Além do parecer do jurista, a defesa também anexou ao processo uma nota conjunta assinada por ex-presidentes do Flamengo. Nela, eles se solidarizam com Bandeira e reafirmam os argumentos dos advogados de que o cargo de presidente não prevê onisciência de tudo o que ocorre no clube. Os ex-presidentes classificam como "impossível e desumano" que se responsabilize a função.

A nota tem a assinatura de todos os ex-presidentes do clube, com exceção ao atual, Rodolfo Landim, Patrícia Amorim e Gilberto Cardoso, que é primo de Landim. Segundo apuração do blog, Gilberto havia se manifestado favorável a assinar a nota, mas teria atendido a um pedido do primo e recuou. Também não assinou o documento Antonio Augusto Dunshee de Abranches, devido ao avançado estágio de Alzheimer.

Assinam a nota de apoio: Eduardo Motta, George Helal, Hélio Ferraz, Kléber Leite, Luiz Augusto Veloso e Márcio Braga.
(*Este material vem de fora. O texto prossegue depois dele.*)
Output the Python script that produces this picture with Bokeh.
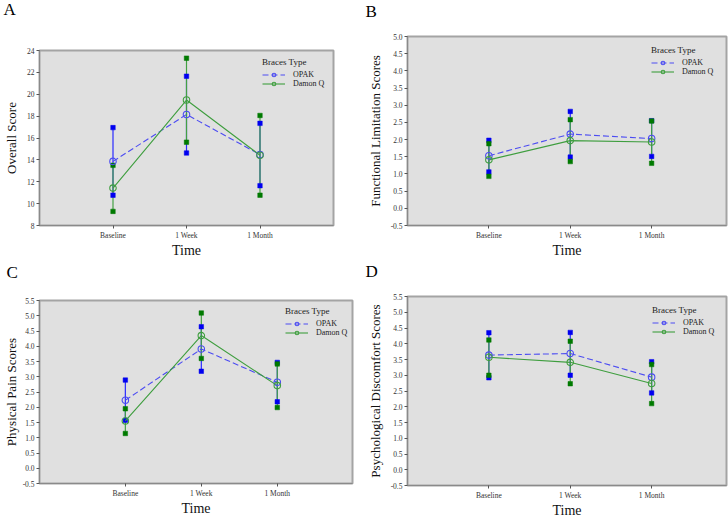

O blog não conseguiu saber se o ex-presidente deposto por um processo de impeachment, Edmundo Santos Silva , que não consta entre os apoiadores, chegou a ser convidado para a nota conjunta.

A respeito das afirmações de Bandeira de que a responsabilidade sobre o conserto do ar condicionado - que teria provocado o incêndio - era da atual gestão, uma vez que ocorreu dias antes do ocorrido; e quanto ao fato de os jovens ainda estarem nos contêineres, embora um novo alojamento já estar pronto, o Flamengo enviou a seguinte nota:

"O processo está devidamente entregue a um juiz de direito. O Flamengo não é parte nesse processo e quem deve se manifestar sobre as defesas dos acusados é o jui z".

O ex-CEO, Fred Luz , citado como testemunha não se manifestou.